>> BEGIN SUPPLIED DATA

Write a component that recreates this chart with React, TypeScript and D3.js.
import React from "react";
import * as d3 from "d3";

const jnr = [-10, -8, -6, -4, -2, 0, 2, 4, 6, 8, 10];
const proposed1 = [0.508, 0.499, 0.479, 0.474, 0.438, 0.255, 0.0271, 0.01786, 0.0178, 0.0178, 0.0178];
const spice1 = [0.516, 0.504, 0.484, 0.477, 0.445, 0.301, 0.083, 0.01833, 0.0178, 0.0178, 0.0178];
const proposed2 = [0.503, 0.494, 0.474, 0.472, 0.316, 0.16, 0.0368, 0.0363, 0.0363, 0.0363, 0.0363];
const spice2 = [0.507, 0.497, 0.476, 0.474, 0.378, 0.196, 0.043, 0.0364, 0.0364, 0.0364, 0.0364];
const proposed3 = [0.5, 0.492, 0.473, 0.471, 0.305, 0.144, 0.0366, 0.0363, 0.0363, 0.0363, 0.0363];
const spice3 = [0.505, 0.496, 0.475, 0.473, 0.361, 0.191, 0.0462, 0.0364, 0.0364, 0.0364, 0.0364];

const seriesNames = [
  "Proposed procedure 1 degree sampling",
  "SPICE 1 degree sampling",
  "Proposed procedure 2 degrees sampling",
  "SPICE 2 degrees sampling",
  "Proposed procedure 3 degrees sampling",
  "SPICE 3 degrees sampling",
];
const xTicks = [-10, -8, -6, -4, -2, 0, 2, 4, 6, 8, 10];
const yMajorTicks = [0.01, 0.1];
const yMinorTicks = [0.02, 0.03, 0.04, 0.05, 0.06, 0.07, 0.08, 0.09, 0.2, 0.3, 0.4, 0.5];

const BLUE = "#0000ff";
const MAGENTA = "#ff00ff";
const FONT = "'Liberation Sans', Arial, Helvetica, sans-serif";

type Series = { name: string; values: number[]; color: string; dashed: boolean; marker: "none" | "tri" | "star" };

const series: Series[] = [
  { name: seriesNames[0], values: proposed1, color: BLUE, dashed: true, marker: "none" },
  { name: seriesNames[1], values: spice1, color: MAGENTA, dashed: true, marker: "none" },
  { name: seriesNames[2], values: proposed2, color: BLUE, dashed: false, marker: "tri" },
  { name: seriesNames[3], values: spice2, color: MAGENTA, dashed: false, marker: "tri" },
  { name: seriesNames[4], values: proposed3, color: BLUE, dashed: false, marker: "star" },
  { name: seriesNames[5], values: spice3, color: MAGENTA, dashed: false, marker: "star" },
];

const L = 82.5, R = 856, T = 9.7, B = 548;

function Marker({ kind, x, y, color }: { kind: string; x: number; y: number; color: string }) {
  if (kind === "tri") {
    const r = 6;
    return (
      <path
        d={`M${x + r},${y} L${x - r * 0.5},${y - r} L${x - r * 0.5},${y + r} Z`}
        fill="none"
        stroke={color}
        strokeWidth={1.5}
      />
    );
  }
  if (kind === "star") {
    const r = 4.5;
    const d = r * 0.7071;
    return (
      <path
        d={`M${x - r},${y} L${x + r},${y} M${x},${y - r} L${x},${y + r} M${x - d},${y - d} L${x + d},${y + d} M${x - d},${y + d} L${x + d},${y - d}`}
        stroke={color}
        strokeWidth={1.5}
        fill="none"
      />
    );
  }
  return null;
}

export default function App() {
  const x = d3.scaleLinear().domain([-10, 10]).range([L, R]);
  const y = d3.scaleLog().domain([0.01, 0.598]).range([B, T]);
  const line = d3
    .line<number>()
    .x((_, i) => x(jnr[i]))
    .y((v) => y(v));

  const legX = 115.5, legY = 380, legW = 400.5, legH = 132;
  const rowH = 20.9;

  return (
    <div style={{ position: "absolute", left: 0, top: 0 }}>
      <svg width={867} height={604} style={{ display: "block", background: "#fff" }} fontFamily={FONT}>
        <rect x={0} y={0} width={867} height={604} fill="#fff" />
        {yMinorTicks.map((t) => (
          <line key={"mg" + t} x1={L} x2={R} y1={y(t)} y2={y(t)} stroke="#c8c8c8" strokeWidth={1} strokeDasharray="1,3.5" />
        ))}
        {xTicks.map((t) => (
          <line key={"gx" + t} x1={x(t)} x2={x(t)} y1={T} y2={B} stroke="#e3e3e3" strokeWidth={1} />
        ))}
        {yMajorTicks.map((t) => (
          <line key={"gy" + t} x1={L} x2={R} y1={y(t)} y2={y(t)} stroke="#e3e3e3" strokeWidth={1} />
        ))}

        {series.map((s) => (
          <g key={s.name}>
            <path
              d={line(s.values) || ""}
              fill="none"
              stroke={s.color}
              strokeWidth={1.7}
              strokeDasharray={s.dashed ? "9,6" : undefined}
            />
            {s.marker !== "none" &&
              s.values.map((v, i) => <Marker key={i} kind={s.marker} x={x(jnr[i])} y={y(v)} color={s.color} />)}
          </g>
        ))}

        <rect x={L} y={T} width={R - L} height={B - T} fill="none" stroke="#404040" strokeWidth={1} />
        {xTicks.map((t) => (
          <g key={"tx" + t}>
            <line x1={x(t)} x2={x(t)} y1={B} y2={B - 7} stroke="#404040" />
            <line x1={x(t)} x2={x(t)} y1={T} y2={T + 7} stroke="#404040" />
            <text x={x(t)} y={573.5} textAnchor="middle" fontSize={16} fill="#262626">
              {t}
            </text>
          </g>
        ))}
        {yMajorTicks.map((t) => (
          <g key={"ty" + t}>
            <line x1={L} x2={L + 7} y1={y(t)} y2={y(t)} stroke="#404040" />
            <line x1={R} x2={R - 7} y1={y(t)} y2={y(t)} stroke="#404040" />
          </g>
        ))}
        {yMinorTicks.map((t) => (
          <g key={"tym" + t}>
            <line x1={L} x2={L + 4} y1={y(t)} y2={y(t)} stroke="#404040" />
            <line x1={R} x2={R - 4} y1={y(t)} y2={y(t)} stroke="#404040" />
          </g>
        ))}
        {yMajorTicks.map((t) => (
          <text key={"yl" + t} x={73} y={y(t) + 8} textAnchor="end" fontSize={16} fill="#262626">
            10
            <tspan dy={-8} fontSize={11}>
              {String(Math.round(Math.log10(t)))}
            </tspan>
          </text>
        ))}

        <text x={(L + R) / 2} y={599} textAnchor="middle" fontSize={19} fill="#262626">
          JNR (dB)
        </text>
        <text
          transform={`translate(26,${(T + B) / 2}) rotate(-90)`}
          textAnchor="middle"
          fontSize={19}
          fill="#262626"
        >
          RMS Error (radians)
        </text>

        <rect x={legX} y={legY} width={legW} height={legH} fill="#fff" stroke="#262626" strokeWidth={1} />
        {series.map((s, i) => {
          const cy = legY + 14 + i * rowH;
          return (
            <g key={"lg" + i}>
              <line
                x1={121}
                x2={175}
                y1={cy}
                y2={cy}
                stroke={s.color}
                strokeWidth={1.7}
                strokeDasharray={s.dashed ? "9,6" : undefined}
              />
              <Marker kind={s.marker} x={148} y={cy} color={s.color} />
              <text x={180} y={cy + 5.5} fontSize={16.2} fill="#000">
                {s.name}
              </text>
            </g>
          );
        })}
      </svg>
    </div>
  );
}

>> END SUPPLIED DATA

Return the lines above precisely as they appear, beginning at the first line and ending at the line with "import * as", and nothing after it.

Write a component that recreates this chart with React, TypeScript and D3.js.
import React from "react";
import * as d3 from "d3";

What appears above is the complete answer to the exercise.